Posted by: Hyoun Park | January 10, 2010 at 06:27 AM
I'm sorry but after reading some of your articles I really had to comment! Really liked the different point of view of your posts, the numbers/business/market share view, but I was also so disheartened ...
So let me sum it up:
Big customers buy retro phones because their IT departments are too afraid to support new OS and new technologies and carriers don't want to sell them new phones anyway.
People will only buy the cheaper subsided phones available in their country, be it N97, iPhone or whatever.
People will also value a lot more some useless feature like flash or Mpixel or color ahead of important ones, like OS choice or CPU speed etc..
People will happily spend tons of money for useless premium services, ringtones et similia, but will not care of good, quality applications.
Everyone can make smartphones since apps, community and developer support are apparently not needed. You just need to come up with a new OS, put it on your lineup of dumb-phones, et voilà. The cheaper the better, quality is not required.

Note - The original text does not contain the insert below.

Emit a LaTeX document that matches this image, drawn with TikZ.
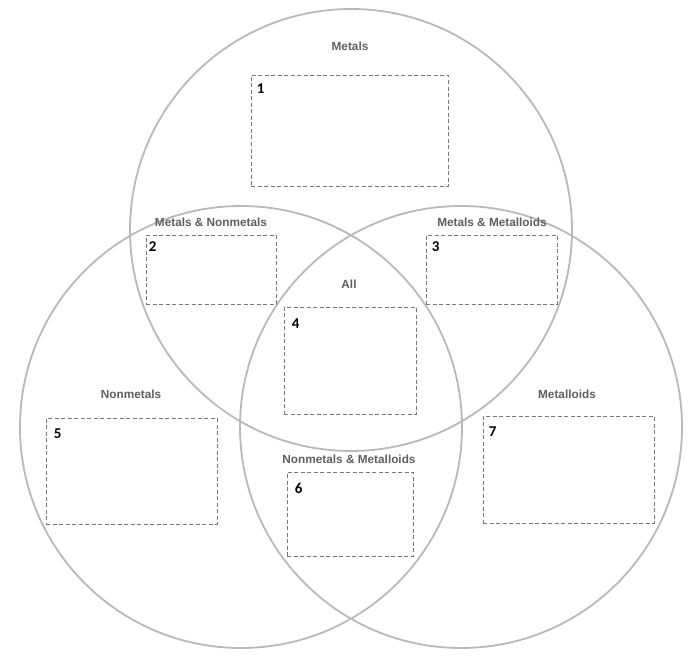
\documentclass[tikz,border=0pt]{standalone}
\usepackage{fontspec}
\setmainfont{Liberation Sans}
\newfontfamily\numfont{Carlito}
\usetikzlibrary{positioning}

\definecolor{ringgray}{RGB}{185,185,185}
\definecolor{boxgray}{RGB}{120,120,120}
\definecolor{labelgray}{RGB}{95,95,95}

\tikzset{
  ring/.style={draw=ringgray, line width=1.8pt},
  slot/.style={draw=boxgray, dash pattern=on 4pt off 2.5pt, line width=0.9pt, inner sep=0pt},
  setlabel/.style={font=\bfseries\fontsize{11.8}{14}\selectfont, text=labelgray, inner sep=0pt},
  slotnum/.style={font=\numfont\bfseries\fontsize{15}{17}\selectfont, inner sep=0pt, anchor=north west}
}

\begin{document}
\begin{tikzpicture}[x=1pt, y=-1pt]
    \useasboundingbox (0,0) rectangle (700,666);

    % Draw the three sets
    \draw[ring] (351,230) circle (221);
    \draw[ring] (241,427) circle (221);
    \draw[ring] (461,427) circle (221);

    % Set labels
    \node[setlabel] (metals) at (350,46) {Metals};
    \node[setlabel] (metnon) at (211,222) {Metals \& Nonmetals};
    \node[setlabel] (metmeta) at (492,222) {Metals \& Metalloids};
    \node[setlabel] (all) at (349,284) {All};
    \node[setlabel] (nonmetals) at (131,394) {Nonmetals};
    \node[setlabel] (nonmeta) at (349,459) {Nonmetals \& Metalloids};
    \node[setlabel] (metalloids) at (567,394) {Metalloids};

    % Answer boxes (centre, width, height in px)
    \node[slot, minimum width=197pt, minimum height=111pt] (box1) at (349.5,130.5) {};
    \node[slot, minimum width=130pt, minimum height=69pt] (box2) at (211,269.5) {};
    \node[slot, minimum width=131pt, minimum height=69pt] (box3) at (491.5,269.5) {};
    \node[slot, minimum width=132pt, minimum height=107pt] (box4) at (350,360.5) {};
    \node[slot, minimum width=171pt, minimum height=106pt] (box5) at (131.5,471) {};
    \node[slot, minimum width=126pt, minimum height=84pt] (box6) at (350,514) {};
    \node[slot, minimum width=171pt, minimum height=107pt] (box7) at (568.5,469.5) {};

    % Numbers in the box corners
    \node[slotnum] (n1) at ([xshift=6pt, yshift=-9pt]box1.north west) {1};
    \node[slotnum] (n2) at ([xshift=3pt, yshift=-7pt]box2.north west) {2};
    \node[slotnum] (n3) at ([xshift=6pt, yshift=-7pt]box3.north west) {3};
    \node[slotnum] (n4) at ([xshift=8pt, yshift=-12pt]box4.north west) {4};
    \node[slotnum] (n5) at ([xshift=8pt, yshift=-11pt]box5.north west) {5};
    \node[slotnum] (n6) at ([xshift=8pt, yshift=-12pt]box6.north west) {6};
    \node[slotnum] (n7) at ([xshift=6pt, yshift=-11pt]box7.north west) {7};
\end{tikzpicture}
\end{document}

You are probably right because that's exactly the way the mobile industry has worked for decades and that's why mobile phones basically sucked and Apple managed to release a product years ahead of the competition.
I'm so glad Apple decided to take the risk and propose a revolutionary product, putting quality OS and polish over meaningless tech specs, leveraging great apps over ringtones and so on...
I'm still convinced, but maybe it's only a stupid hope, that in a while the differences between the innovators pack (IphoneOS, Android) and the others will be too big and glaring for anyone to just ignore them. And I hope that more and more competitors will stop just thinking in terms of numbers and start to put some love/passion and innovation in their products.
Also I'd like to quote another user comment "To command anything, you need to own the high ground. Today's high end device can easily be tomorrow's midrange and the day after's low end, but today's low end will never be anything but tomorrow's giveaway."